> _Written exercise_: Copy exactly the lines of the material below that run from the one containing "Generate a web" through the one containing "d3.scalePow().exponent(0.44).domain([0, 12.5]).range([0, 36]);". Copy no other lines.

Raw records:
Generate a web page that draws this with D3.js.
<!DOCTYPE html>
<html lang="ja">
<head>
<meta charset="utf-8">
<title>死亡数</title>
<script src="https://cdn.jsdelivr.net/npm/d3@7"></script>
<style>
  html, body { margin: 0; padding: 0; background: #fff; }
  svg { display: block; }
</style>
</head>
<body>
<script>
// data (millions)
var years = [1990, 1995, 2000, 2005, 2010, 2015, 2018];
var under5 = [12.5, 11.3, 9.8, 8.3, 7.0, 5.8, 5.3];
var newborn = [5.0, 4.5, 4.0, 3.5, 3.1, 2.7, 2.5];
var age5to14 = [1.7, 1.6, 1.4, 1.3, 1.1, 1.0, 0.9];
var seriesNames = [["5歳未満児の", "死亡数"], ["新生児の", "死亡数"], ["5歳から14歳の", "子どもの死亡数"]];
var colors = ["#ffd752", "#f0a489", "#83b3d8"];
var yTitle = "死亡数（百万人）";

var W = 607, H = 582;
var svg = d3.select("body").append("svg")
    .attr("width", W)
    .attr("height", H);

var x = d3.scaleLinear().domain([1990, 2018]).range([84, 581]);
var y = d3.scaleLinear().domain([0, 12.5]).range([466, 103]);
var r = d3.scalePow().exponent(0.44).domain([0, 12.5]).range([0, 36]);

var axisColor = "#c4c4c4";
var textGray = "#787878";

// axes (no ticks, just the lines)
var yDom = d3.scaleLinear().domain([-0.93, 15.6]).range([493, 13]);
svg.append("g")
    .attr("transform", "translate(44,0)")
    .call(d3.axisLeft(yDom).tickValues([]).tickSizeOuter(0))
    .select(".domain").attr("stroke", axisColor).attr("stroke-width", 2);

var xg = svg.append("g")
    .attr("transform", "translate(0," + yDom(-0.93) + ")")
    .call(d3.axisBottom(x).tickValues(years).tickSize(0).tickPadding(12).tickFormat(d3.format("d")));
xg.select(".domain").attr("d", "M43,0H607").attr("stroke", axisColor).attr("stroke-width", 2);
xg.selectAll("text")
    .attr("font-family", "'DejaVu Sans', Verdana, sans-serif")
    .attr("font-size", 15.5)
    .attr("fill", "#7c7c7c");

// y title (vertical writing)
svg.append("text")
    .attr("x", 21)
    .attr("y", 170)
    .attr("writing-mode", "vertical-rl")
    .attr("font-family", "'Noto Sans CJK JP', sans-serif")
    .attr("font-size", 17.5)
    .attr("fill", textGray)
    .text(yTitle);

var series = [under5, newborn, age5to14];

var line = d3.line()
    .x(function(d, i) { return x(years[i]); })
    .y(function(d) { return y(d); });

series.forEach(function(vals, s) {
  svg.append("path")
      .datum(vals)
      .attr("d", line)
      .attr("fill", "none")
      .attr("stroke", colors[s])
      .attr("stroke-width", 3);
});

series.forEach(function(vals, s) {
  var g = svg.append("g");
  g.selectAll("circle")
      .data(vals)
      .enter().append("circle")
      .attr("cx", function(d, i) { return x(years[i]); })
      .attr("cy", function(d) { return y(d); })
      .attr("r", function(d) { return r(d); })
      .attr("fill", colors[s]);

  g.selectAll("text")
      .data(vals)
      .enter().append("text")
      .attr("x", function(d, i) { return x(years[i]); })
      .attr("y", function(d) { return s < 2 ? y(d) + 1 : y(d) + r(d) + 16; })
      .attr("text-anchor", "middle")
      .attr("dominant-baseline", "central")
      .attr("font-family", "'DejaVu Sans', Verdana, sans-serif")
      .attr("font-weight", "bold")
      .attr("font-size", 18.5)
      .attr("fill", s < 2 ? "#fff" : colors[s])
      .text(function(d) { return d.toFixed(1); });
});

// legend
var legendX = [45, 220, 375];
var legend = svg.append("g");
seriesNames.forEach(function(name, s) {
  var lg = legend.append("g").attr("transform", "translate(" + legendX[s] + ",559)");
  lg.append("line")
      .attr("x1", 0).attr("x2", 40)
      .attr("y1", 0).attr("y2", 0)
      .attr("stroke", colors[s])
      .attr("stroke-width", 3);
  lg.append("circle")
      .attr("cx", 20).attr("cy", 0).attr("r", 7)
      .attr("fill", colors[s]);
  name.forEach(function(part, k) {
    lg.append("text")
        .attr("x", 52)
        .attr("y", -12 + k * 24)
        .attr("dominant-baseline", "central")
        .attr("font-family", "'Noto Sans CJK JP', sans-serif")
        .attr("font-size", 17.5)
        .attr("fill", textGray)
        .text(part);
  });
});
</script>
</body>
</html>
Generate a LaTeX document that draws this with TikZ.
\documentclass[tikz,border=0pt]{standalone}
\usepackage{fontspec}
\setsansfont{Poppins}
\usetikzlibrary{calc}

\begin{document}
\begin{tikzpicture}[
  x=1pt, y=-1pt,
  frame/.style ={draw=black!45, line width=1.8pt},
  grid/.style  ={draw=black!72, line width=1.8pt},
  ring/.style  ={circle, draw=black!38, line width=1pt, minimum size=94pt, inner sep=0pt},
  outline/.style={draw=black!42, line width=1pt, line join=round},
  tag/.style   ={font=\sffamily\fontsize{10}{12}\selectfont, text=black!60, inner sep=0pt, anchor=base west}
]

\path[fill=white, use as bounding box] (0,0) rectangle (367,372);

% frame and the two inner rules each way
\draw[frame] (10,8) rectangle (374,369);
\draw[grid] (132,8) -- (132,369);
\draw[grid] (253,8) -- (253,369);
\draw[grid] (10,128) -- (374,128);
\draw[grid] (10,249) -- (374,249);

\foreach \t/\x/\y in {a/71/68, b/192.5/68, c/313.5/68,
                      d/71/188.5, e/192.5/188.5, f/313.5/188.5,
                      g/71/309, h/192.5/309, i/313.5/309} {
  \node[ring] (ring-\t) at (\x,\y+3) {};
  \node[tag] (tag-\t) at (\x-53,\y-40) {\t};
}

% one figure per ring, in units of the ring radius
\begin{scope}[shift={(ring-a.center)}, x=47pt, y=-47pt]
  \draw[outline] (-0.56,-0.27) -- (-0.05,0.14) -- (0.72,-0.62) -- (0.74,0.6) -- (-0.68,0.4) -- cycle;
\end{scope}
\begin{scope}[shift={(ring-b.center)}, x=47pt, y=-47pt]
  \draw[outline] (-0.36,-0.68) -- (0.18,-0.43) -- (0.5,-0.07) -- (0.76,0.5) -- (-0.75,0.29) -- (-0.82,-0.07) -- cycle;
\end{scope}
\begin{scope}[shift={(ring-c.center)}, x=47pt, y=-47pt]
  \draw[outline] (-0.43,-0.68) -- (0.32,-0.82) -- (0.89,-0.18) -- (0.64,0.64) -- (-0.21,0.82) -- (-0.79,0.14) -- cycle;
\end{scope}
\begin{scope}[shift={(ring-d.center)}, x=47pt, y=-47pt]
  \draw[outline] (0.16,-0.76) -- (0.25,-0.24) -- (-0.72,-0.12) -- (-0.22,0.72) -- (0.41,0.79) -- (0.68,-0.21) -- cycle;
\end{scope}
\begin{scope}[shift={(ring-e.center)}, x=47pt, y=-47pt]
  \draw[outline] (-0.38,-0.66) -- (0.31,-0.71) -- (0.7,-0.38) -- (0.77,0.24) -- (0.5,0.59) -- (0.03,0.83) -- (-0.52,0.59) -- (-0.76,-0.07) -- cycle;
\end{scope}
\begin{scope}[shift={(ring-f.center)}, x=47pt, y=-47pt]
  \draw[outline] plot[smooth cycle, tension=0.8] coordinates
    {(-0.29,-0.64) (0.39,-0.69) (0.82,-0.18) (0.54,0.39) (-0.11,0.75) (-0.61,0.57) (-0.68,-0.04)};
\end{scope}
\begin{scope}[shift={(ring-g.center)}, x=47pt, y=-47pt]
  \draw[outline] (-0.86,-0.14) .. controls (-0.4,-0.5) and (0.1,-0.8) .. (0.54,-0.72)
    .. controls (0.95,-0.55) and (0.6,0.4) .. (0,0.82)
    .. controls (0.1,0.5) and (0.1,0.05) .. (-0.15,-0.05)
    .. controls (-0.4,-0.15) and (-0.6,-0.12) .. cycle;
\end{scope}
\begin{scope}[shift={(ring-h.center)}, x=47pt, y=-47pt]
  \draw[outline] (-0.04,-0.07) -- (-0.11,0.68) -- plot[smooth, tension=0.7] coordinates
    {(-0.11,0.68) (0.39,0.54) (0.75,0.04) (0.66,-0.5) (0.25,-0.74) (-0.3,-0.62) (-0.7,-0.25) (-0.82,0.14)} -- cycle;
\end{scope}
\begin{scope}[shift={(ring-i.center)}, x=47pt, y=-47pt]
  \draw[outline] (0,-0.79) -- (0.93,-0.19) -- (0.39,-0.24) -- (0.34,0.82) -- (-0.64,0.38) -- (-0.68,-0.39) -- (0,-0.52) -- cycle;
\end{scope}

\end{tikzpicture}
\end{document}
---
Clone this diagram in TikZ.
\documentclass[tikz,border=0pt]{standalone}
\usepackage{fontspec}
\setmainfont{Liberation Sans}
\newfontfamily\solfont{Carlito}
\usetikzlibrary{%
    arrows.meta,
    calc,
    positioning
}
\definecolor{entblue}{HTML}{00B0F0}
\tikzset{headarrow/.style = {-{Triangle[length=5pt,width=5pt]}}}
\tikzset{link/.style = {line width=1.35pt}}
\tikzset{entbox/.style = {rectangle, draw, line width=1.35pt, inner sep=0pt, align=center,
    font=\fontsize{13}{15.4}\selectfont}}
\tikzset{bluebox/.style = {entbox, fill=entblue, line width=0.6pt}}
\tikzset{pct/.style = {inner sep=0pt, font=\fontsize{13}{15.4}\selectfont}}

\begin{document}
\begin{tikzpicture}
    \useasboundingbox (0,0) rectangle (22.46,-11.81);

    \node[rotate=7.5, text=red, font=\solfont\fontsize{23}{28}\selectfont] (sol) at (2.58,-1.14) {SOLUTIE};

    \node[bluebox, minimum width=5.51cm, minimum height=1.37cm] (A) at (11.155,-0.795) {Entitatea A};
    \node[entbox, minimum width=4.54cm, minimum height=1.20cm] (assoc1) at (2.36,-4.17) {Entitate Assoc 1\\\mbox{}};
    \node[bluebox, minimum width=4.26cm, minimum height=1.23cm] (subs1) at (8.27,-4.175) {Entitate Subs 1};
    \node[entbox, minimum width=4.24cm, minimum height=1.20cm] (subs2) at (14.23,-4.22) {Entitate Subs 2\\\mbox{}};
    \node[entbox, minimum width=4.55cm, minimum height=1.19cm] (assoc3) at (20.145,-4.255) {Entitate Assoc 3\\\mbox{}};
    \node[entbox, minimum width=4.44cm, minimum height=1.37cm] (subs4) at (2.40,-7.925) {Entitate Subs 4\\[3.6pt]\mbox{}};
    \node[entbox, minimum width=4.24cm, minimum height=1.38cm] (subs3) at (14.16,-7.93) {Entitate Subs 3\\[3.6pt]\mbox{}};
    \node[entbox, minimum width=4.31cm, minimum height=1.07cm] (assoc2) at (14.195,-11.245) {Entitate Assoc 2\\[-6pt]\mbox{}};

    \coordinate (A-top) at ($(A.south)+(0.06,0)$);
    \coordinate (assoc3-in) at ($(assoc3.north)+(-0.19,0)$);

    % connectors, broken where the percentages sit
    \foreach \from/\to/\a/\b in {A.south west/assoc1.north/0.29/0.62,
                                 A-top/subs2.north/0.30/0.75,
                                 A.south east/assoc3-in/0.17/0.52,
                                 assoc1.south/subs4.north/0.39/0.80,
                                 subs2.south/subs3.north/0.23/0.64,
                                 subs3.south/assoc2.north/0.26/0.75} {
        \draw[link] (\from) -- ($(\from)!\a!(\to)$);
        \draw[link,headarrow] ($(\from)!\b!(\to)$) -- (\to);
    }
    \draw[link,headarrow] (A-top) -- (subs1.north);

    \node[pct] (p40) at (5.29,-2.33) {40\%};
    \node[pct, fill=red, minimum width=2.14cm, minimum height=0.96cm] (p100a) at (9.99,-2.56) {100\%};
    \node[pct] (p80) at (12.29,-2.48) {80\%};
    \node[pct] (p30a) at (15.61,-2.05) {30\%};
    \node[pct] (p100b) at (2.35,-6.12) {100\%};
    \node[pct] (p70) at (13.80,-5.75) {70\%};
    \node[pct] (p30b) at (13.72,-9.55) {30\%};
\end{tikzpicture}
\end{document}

> _Solution_:
Generate a web page that draws this with D3.js.
<!DOCTYPE html>
<html lang="ja">
<head>
<meta charset="utf-8">
<title>死亡数</title>
<script src="https://cdn.jsdelivr.net/npm/d3@7"></script>
<style>
  html, body { margin: 0; padding: 0; background: #fff; }
  svg { display: block; }
</style>
</head>
<body>
<script>
// data (millions)
var years = [1990, 1995, 2000, 2005, 2010, 2015, 2018];
var under5 = [12.5, 11.3, 9.8, 8.3, 7.0, 5.8, 5.3];
var newborn = [5.0, 4.5, 4.0, 3.5, 3.1, 2.7, 2.5];
var age5to14 = [1.7, 1.6, 1.4, 1.3, 1.1, 1.0, 0.9];
var seriesNames = [["5歳未満児の", "死亡数"], ["新生児の", "死亡数"], ["5歳から14歳の", "子どもの死亡数"]];
var colors = ["#ffd752", "#f0a489", "#83b3d8"];
var yTitle = "死亡数（百万人）";

var W = 607, H = 582;
var svg = d3.select("body").append("svg")
    .attr("width", W)
    .attr("height", H);

var x = d3.scaleLinear().domain([1990, 2018]).range([84, 581]);
var y = d3.scaleLinear().domain([0, 12.5]).range([466, 103]);
var r = d3.scalePow().exponent(0.44).domain([0, 12.5]).range([0, 36]);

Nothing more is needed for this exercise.